İlk gençlik yıllarından son demlerine kadar müziğini ve hayatını bir reddiye üzerine kurarken düşüncesini sakınmadan söyleyen bir eylem insanıydı aynı zamanda. İnişlilerin-çıkışların, gidişlerin-gelişlerin bolca olduğu bir yaşam sürdürdü.
Çocukluk döneminde yaş gününde hediye edilen kırmızı akordeon ile başladığı müzik hayatına lise yıllarında tanıştığı gitarı yön verecekti. Bu dönemde Barış Manço ve Timur Selçuk gibi Türkiye müzik tarihinde önemli bir yere sahip olacak isimlerle ilk müzikal denemelerini yapacaktı.

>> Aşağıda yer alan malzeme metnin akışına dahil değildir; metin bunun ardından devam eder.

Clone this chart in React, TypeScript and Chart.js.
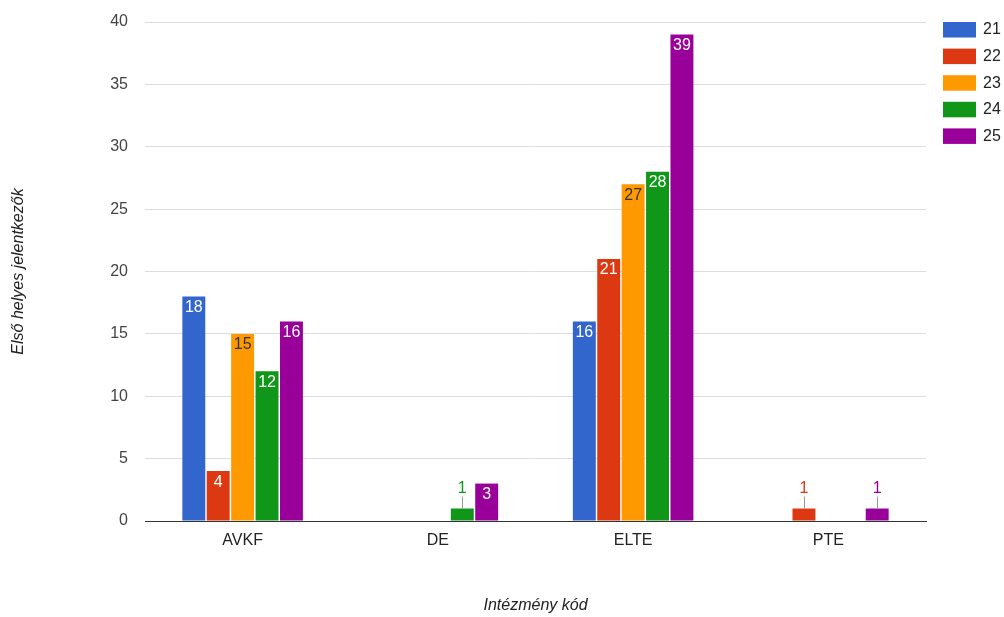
import React, { useEffect, useRef } from "react";
import { Chart, registerables } from "chart.js";

Chart.register(...registerables);

const categories = ["AVKF", "DE", "ELTE", "PTE"];
const seriesNames = ["21", "22", "23", "24", "25"];
const s21 = [18, 0, 16, 0];
const s22 = [4, 0, 21, 1];
const s23 = [15, 0, 27, 0];
const s24 = [12, 1, 28, 0];
const s25 = [16, 3, 39, 1];
const seriesColors = ["#3366cc", "#dc3912", "#ff9900", "#109618", "#990099"];
const labelInsideColors = ["#ffffff", "#ffffff", "#333333", "#ffffff", "#ffffff"];
const yTitle = "Első helyes jelentkezők";
const xTitle = "Intézmény kód";

const FONT = "'Liberation Sans', Arial, sans-serif";

const barLabelPlugin = {
  id: "barLabels",
  afterDatasetsDraw(chart: any) {
    const ctx = chart.ctx;
    ctx.save();
    ctx.font = `16px ${FONT}`;
    ctx.textAlign = "center";
    ctx.textBaseline = "middle";
    chart.data.datasets.forEach((ds: any, i: number) => {
      const meta = chart.getDatasetMeta(i);
      meta.data.forEach((bar: any, j: number) => {
        const v = ds.data[j];
        if (!v) return;
        const { x, y, base } = bar.getProps(["x", "y", "base"], true);
        const h = base - y;
        if (h > 25) {
          ctx.fillStyle = labelInsideColors[i];
          ctx.fillText(String(v), x, y + 11);
        } else {
          ctx.strokeStyle = "#999999";
          ctx.lineWidth = 1;
          ctx.beginPath();
          ctx.moveTo(Math.round(x) + 0.5, y);
          ctx.lineTo(Math.round(x) + 0.5, y - 12);
          ctx.stroke();
          ctx.fillStyle = seriesColors[i];
          ctx.fillText(String(v), x, y - 20);
        }
      });
    });
    ctx.restore();
  },
};

const legendPlugin = {
  id: "sideLegend",
  afterDraw(chart: any) {
    const ctx = chart.ctx;
    ctx.save();
    ctx.font = `16px ${FONT}`;
    ctx.textAlign = "left";
    ctx.textBaseline = "middle";
    chart.data.datasets.forEach((ds: any, i: number) => {
      const top = 22 + i * 26.6;
      ctx.fillStyle = ds.backgroundColor;
      ctx.fillRect(943, top, 33, 15.5);
      ctx.fillStyle = "#222222";
      ctx.fillText(ds.label, 983, top + 8);
    });
    ctx.restore();
  },
};

export default function App() {
  const ref = useRef<HTMLCanvasElement>(null);
  useEffect(() => {
    if (!ref.current) return;
    const all = [s21, s22, s23, s24, s25];
    const chart = new Chart(ref.current, {
      type: "bar",
      data: {
        labels: categories,
        datasets: seriesNames.map((n, i) => ({
          label: n,
          data: all[i],
          backgroundColor: seriesColors[i],
          borderWidth: 0,
          categoryPercentage: 0.625,
          barPercentage: 0.94,
        })),
      },
      options: {
        responsive: false,
        animation: false,
        layout: { padding: { left: 0, right: 78, top: 22, bottom: 0 } },
        plugins: {
          legend: { display: false },
          tooltip: { enabled: false },
        },
        scales: {
          x: {
            grid: { display: false, drawTicks: false },
            border: { display: true, color: "#333333", width: 1 },
            ticks: { color: "#222222", font: { family: FONT, size: 16 }, padding: 10 },
            title: {
              display: true,
              text: xTitle,
              color: "#222222",
              font: { family: FONT, size: 16, style: "italic" },
              padding: { top: 0, bottom: 1.4 },
            },
            afterFit(scale: any) {
              scale.height = 96;
              scale.paddingLeft = 0;
              scale.paddingRight = 0;
            },
          },
          y: {
            min: 0,
            max: 40,
            ticks: { stepSize: 5, color: "#444444", font: { family: FONT, size: 16 }, padding: 17 },
            grid: { color: "#dddddd", drawTicks: false },
            border: { display: false },
            title: {
              display: true,
              text: yTitle,
              color: "#222222",
              font: { family: FONT, size: 16, style: "italic" },
              padding: { top: 9.4, bottom: 0 },
            },
            afterFit(scale: any) {
              scale.width = 145;
              scale.paddingTop = 0;
              scale.paddingBottom = 0;
            },
          },
        },
      },
      plugins: [barLabelPlugin, legendPlugin],
    });
    return () => chart.destroy();
  }, []);
  return (
    <div style={{ position: "absolute", left: 0, top: 0, width: 1004, height: 617, background: "#ffffff" }}>
      <canvas ref={ref} width={1004} height={617} />
    </div>
  );
}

1969 yılına gelindiğinde yönünü halk kültürüne ve âşık geleneğine çeviren genç sanatçı, gazeteci arkadaşı Arda Uskan ile birlikte Aşık Veysel’i ziyarete gidecekti ve müziğe dair düşünceleri Aşık Veysel’le geçirdiği zaman zarfında dönüşüme uğrayacaktı. Üst üste söylediği Veysel türküleri ile büyük bir çıkış yakalayınca da kendi deyimiyle henüz 22 yaşında meşhur olacaktı.
Fikret Kızılok 1970’li yıllarda dönemin birçok sanatçısı gibi toplumcu bir duyarlılığa sahiptir. Bir yandan ozan âşık geleneğinden beslenirken öte yandan Ahmed Arif ve Nazım Hikmet gibi toplumcu gerçekçi şairlerin şiirlerini besteler. Vurulmuşum, Haberin Var Mı? Anadoluyum gibi bestelerini Ahmed Arif şiirlerinin üzerine kurar. Müziğindeki protest tavrın en net olduğu çalışması ise 1977 yılında yayınlanan Not Defterimden albümüdür. Albümü toplatılır. Bunun üzerine Kızılok müziği bıraktığını açıklar ve diş hekimliği mesleğine döner.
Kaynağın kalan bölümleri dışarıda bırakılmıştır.